NB: In fact, those who accuse me of doing that use one incident of Hyderabad Tribunal. I had framed the case against the National Awami Party and ISI had brought all the evidence against it (also see our blog 'Pakistan Ideology on trial) . The ISI had to be given a fictional cover in the case because it had no locus standi to produce evidence in the court. So an administrative order was issued creating a political cell within the ISI. It was for a limited purpose. Now they are using that precedent to create an ISI empire. I told them that an administrative order could be cancelled any time. It has no legal sanctity. But why allow the ISI and other intelligence agencies to become even bigger than the state.

TNS: Pakhtun nationalist forces say that they never launched any movement for Pakhunistan but the bugbear was created by Bhutto and you to strengthen almost a totalitarian rule by PPP?

NB: The record is available. For instance, the speeches Ajmal Khattak made from Kabul (clearly point out who was behind the bugbear). Then see who supported the Pakhtunistan movement. It was (former Afghan President) Sardar Daud early in 1950s who did so. He opposed Pakistan's entry to the United Nations. After that the problems in Pak-Afghan relations continued, though during the wars of 1965 and 1971 the Afghan government told us that we can remove all the army from the Western front. In fact, the Pakhtunistan movement was launched for a limited purpose to gain certain advantages.
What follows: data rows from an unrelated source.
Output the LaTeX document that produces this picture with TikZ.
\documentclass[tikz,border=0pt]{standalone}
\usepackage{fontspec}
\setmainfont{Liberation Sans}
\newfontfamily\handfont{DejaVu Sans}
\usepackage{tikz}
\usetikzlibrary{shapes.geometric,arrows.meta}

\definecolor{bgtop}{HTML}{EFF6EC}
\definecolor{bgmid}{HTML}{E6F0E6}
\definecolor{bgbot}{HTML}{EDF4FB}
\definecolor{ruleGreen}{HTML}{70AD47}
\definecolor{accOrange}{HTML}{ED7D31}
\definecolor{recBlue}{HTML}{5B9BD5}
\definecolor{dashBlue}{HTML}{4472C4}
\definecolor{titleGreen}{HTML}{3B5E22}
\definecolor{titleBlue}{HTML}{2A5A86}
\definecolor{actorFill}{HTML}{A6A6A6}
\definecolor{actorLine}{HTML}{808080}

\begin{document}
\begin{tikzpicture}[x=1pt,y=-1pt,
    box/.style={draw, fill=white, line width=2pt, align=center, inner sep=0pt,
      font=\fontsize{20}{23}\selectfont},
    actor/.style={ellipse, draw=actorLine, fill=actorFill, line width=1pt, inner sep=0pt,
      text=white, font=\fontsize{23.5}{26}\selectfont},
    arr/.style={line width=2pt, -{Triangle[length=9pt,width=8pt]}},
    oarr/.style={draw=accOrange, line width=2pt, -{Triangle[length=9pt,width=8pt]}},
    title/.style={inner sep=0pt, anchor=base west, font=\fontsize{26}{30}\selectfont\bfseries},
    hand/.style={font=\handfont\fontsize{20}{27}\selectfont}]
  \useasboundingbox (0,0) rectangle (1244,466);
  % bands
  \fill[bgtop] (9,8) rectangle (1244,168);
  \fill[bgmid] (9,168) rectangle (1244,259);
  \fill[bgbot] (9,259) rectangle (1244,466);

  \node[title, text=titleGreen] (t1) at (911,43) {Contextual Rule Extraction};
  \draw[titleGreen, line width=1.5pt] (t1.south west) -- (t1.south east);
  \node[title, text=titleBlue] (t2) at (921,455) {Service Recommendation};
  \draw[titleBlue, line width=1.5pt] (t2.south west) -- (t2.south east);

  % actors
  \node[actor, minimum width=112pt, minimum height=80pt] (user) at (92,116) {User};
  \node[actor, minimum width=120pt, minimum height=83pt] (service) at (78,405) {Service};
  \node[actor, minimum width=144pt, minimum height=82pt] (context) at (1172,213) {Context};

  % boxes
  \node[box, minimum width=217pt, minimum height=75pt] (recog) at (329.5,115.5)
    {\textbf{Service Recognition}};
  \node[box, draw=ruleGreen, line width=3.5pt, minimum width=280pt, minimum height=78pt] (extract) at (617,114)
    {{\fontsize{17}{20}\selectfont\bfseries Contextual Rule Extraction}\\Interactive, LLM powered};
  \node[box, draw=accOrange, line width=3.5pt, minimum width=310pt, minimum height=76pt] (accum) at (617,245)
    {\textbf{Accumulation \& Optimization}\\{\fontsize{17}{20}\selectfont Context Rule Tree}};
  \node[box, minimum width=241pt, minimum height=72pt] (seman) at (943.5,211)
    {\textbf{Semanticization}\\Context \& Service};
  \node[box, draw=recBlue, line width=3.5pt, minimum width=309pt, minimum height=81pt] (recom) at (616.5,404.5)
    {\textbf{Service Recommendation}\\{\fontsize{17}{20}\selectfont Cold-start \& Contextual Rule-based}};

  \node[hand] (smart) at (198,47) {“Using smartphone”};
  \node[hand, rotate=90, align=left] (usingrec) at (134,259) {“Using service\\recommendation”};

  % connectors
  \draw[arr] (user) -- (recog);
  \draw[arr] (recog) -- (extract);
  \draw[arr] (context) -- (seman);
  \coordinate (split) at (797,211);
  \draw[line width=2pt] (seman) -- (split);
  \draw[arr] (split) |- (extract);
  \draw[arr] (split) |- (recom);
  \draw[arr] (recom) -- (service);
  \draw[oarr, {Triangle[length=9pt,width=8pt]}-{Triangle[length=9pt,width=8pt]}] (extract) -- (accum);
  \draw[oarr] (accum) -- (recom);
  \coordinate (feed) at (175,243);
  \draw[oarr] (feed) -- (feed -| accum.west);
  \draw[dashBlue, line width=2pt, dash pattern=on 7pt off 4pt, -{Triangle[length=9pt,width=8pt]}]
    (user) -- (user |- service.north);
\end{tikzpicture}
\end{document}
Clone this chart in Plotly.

TNS: You worked on high posts both in the army and the political governments. What distinguishes a military rule from a civilian government?

NB: The military has limited education. They have no experience of political life and governance so they can only use force or at best they can link up with the mullah.

TNS: Some American think tanks have been talking of geographical and political changes in our region...

NB: Changing maps will be difficult in our region but easier in the Middle East. If the US attacks Iran then all the artificial boundaries drawn by the foreign ministers of British and France will go.

TNS: Recently MQM chief Altaf Hussain has said that the man who unleashed a reign of terror on Karachi and MQM is living in a house in Peshawar...

NB: See, firstly, I have a clear conscience. Secondly, (the operation in Karachi) happened in 1995. Till today, has any one has gone to the court to complain that excesses were committed. If there was anything against me, it should have come up by now. Yes, I acted against the MQM men for being involved in militancy because they did not have any right to kill Pakhtuns or Punjabis or someone else. It is a misfortune that every night we have to hear on our TV screens the diatribe of a criminal hiding in London and the criminal in the Governor's House in Sindh. Why is Altaf sitting in London? Is he a British citizen?